I live in a co-op in Manhattan and have a neighbor who enjoys smoking pot. The
problem is he does a horrible job containing the smell. He smokes out the
window and around the apartment. The smell comes into my apartment (which is
directly on top of his) through the window and whatever cracks exist between
apartments. The smell is distasteful and I also experience problems breathing
when this occurs. I have gone to management. They say a letter was mailed,
however, the problem continues and they will not commit to further actions. I
have gone to my local police precinct and they too advised there is nothing
they can do if it is being done behind locked closed doors. Who do I go to now?
—Dazed and Confused
“The shareholder has a right to the peaceful and quite enjoyment of his
apartment,” explains Jeffrey S. Reich, an attorney at the Manhattan law firm of Wolf
Haldenstein Adler Freeman & Herz, LLP. “Additionally, the shareholder has a warranty of habitability owed by the
cooperative corporation. Thus, as a first course of action the shareholder
should write to the Board of Directors advising the board of the nature and
severity of the problem.

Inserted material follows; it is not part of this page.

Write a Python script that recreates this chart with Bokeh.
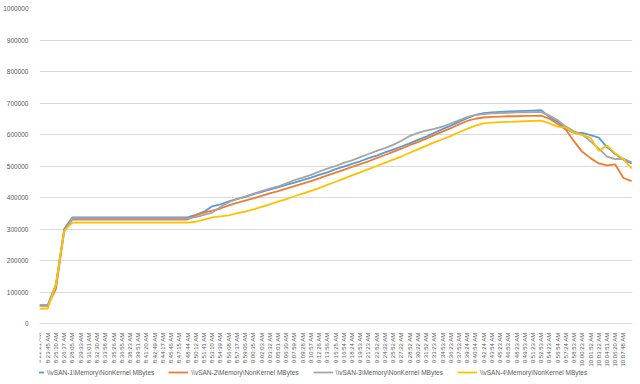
from bokeh.plotting import figure
from bokeh.models import Range1d, FixedTicker, Legend, LegendItem, BasicTickFormatter
from bokeh.embed import file_html
from bokeh.resources import INLINE
from math import pi

time_labels = [
    "8:22:21 AM", "8:23:45 AM", "8:25:10 AM", "8:26:37 AM", "8:28:05 AM", "8:29:33 AM",
    "8:31:01 AM", "8:32:30 AM", "8:33:58 AM", "8:35:26 AM", "8:36:55 AM", "8:38:23 AM",
    "8:39:51 AM", "8:41:20 AM", "8:42:49 AM", "8:44:17 AM", "8:45:46 AM", "8:47:15 AM",
    "8:48:44 AM", "8:50:12 AM", "8:51:41 AM", "8:53:10 AM", "8:54:39 AM", "8:56:08 AM",
    "8:57:37 AM", "8:59:06 AM", "9:00:35 AM", "9:02:03 AM", "9:03:32 AM", "9:05:01 AM",
    "9:06:30 AM", "9:07:59 AM", "9:09:28 AM", "9:10:57 AM", "9:12:26 AM", "9:13:56 AM",
    "9:15:25 AM", "9:16:54 AM", "9:18:24 AM", "9:19:53 AM", "9:21:23 AM", "9:22:52 AM",
    "9:24:22 AM", "9:25:52 AM", "9:27:22 AM", "9:28:52 AM", "9:30:22 AM", "9:31:52 AM",
    "9:33:23 AM", "9:34:53 AM", "9:36:23 AM", "9:37:53 AM", "9:39:24 AM", "9:40:54 AM",
    "9:42:24 AM", "9:43:54 AM", "9:45:23 AM", "9:46:53 AM", "9:48:23 AM", "9:49:53 AM",
    "9:51:23 AM", "9:52:53 AM", "9:54:23 AM", "9:55:54 AM", "9:57:24 AM", "9:58:53 AM",
    "10:00:23 AM", "10:01:52 AM", "10:03:22 AM", "10:04:51 AM", "10:06:20 AM", "10:07:48 AM",
]

series_names = [
    r"\\vSAN-1\Memory\NonKernel MBytes",
    r"\\vSAN-2\Memory\NonKernel MBytes",
    r"\\vSAN-3\Memory\NonKernel MBytes",
    r"\\vSAN-4\Memory\NonKernel MBytes",
]

vsan1 = [57000, 57000, 125000, 300000,
         337000, 337000, 337000, 337000, 337000,
         337000, 337000, 337000, 337000, 337000,
         337000, 337000, 337000, 337000, 337000,
         345000, 355000, 372000, 378000, 388000,
         395000, 402000, 410000, 418000, 425000,
         432000, 440000, 447000, 455000, 463000,
         472000, 480000, 490000, 498000, 507000,
         515000, 525000, 533000, 543000, 552000,
         562000, 572000, 583000, 593000, 605000,
         617000, 628000, 640000, 652000, 662000,
         668000, 670000, 672000, 673000, 674000,
         675000, 676000, 677000, 655000, 640000,
         618000, 605000, 605000, 598000, 590000,
         560000, 538000, 520000, 508000]

vsan2 = [57000, 57000, 110000, 295000,
         330000, 330000, 330000, 330000, 330000,
         330000, 330000, 330000, 330000, 330000,
         330000, 330000, 330000, 330000, 330000,
         343000, 352000, 358000, 365000, 375000,
         383000, 390000, 397000, 405000, 413000,
         420000, 428000, 436000, 444000, 452000,
         461000, 470000, 479000, 488000, 497000,
         506000, 515000, 525000, 535000, 545000,
         555000, 566000, 576000, 587000, 598000,
         609000, 620000, 632000, 643000, 650000,
         654000, 656000, 657000, 658000, 658000,
         659000, 659000, 660000, 650000, 633000,
         615000, 578000, 545000, 525000, 508000,
         502000, 505000, 462000, 452000]

vsan3 = [59000, 59000, 120000, 290000,
         334000, 334000, 334000, 334000, 334000,
         334000, 334000, 334000, 334000, 334000,
         334000, 334000, 334000, 334000, 334000,
         338000, 345000, 352000, 370000, 385000,
         395000, 403000, 412000, 420000, 428000,
         435000, 445000, 455000, 463000, 472000,
         482000, 492000, 500000, 510000, 518000,
         528000, 538000, 548000, 557000, 567000,
         580000, 595000, 605000, 612000, 618000,
         625000, 635000, 645000, 655000, 662000,
         665000, 667000, 668000, 669000, 670000,
         670000, 671000, 671000, 660000, 645000,
         625000, 610000, 600000, 578000, 555000,
         530000, 522000, 523000, 512000]

vsan4 = [47000, 47000, 125000, 295000,
         320000, 320000, 320000, 320000, 320000,
         320000, 320000, 320000, 320000, 320000,
         320000, 320000, 320000, 320000, 320000,
         323000, 330000, 337000, 340000, 343000,
         350000, 355000, 362000, 370000, 378000,
         387000, 395000, 404000, 412000, 421000,
         430000, 440000, 450000, 460000, 470000,
         480000, 490000, 500000, 510000, 520000,
         530000, 542000, 553000, 564000, 575000,
         585000, 595000, 607000, 618000, 628000,
         635000, 638000, 639000, 640000, 641000,
         642000, 643000, 644000, 635000, 625000,
         622000, 605000, 598000, 590000, 548000,
         565000, 540000, 522000, 492000]

y_ticks = [0, 100000, 200000, 300000, 400000, 500000, 600000, 700000, 800000, 900000, 1000000]

colors = ["#5B9BD5", "#ED7D31", "#A5A5A5", "#FFC000"]
series = [vsan1, vsan2, vsan3, vsan4]

FONT = "Liberation Sans"
TXT = "#595959"
GRID = "#D9D9D9"

# frame spans the full lower area; the category axis is pinned at y=0 so the
# tick labels and the legend sit below it, inside the frame
p = figure(width=640, height=384, output_backend="svg", toolbar_location=None,
           x_range=Range1d(0, 72.1), y_range=Range1d(-193650, 1000000),
           min_border_left=34, min_border_right=8, min_border_top=8, min_border_bottom=0)
p.outline_line_color = None
p.background_fill_color = "white"
p.border_fill_color = "white"

renderers = []
for ys, c in zip(series, colors):
    xs = list(range(len(ys)))
    r = p.line(xs, ys, line_color=c, line_width=1.8)
    renderers.append(r)

# axes
p.xaxis.fixed_location = 0
p.xaxis.ticker = FixedTicker(ticks=list(range(len(time_labels))))
p.xaxis.major_label_overrides = {i: t for i, t in enumerate(time_labels)}
p.xaxis.major_label_orientation = pi / 2
p.xaxis.major_label_text_font = FONT
p.xaxis.major_label_text_font_size = "6px"
p.xaxis.major_label_text_color = TXT
p.xaxis.major_label_standoff = 3
p.xaxis.major_tick_line_color = None
p.xaxis.minor_tick_line_color = None
p.xaxis.axis_line_color = GRID

p.yaxis.ticker = FixedTicker(ticks=y_ticks)
p.yaxis.formatter = BasicTickFormatter(use_scientific=False)
p.yaxis.major_label_text_font = FONT
p.yaxis.major_label_text_font_size = "6.5px"
p.yaxis.major_label_text_color = TXT
p.yaxis.major_label_standoff = 5
p.yaxis.major_tick_line_color = None
p.yaxis.minor_tick_line_color = None
p.yaxis.axis_line_color = None

p.xgrid.grid_line_color = None
p.ygrid.ticker = FixedTicker(ticks=y_ticks)
p.ygrid.grid_line_color = GRID
p.ygrid.grid_line_width = 1

legend = Legend(
    items=[LegendItem(label=n, renderers=[r]) for n, r in zip(series_names, renderers)],
    orientation="horizontal", location=(-15, 7),
    label_text_font=FONT, label_text_font_size="6.5px", label_text_color=TXT,
    glyph_width=20, glyph_height=10, label_height=10, label_standoff=3,
    spacing=14, padding=0, margin=0, border_line_color=None,
    background_fill_alpha=0,
)
p.add_layout(legend, "center")

open("out.html", "w").write(file_html(p, INLINE))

The letter should be specific as to the times and
dates of the smoking incidents and the rooms that the shareholder was precluded
from using due to the smoke infiltration.
“The letter should also demand that the board take whatever steps may be
necessary to enforce the terms of the corporation's proprietary lease and house
rules, which invariably prohibit residents from creating offensive odors or
taking other actions which would reasonably be anticipated to interfere with
the quite enjoyment of any other residents of the building.
“If the board fails to take the actions necessary to resolve the matter, either
by physically altering the building (by sealing any gaps or openings through
which the smoke by moving or by banning the resident from smoking in the
apartment), the shareholder may consider commencing an action against the board
for a breach of the board's fiduciary duty and from constructive eviction
and/or against the resident who is causing the odors for creating a nuisance.
In either instance, the affected shareholder will want to keep copious records
of when the odors were particularly prevalent and to have objective third
parties come to the apartment during those times in order to attest to the
continuous nature and severity of the problem.”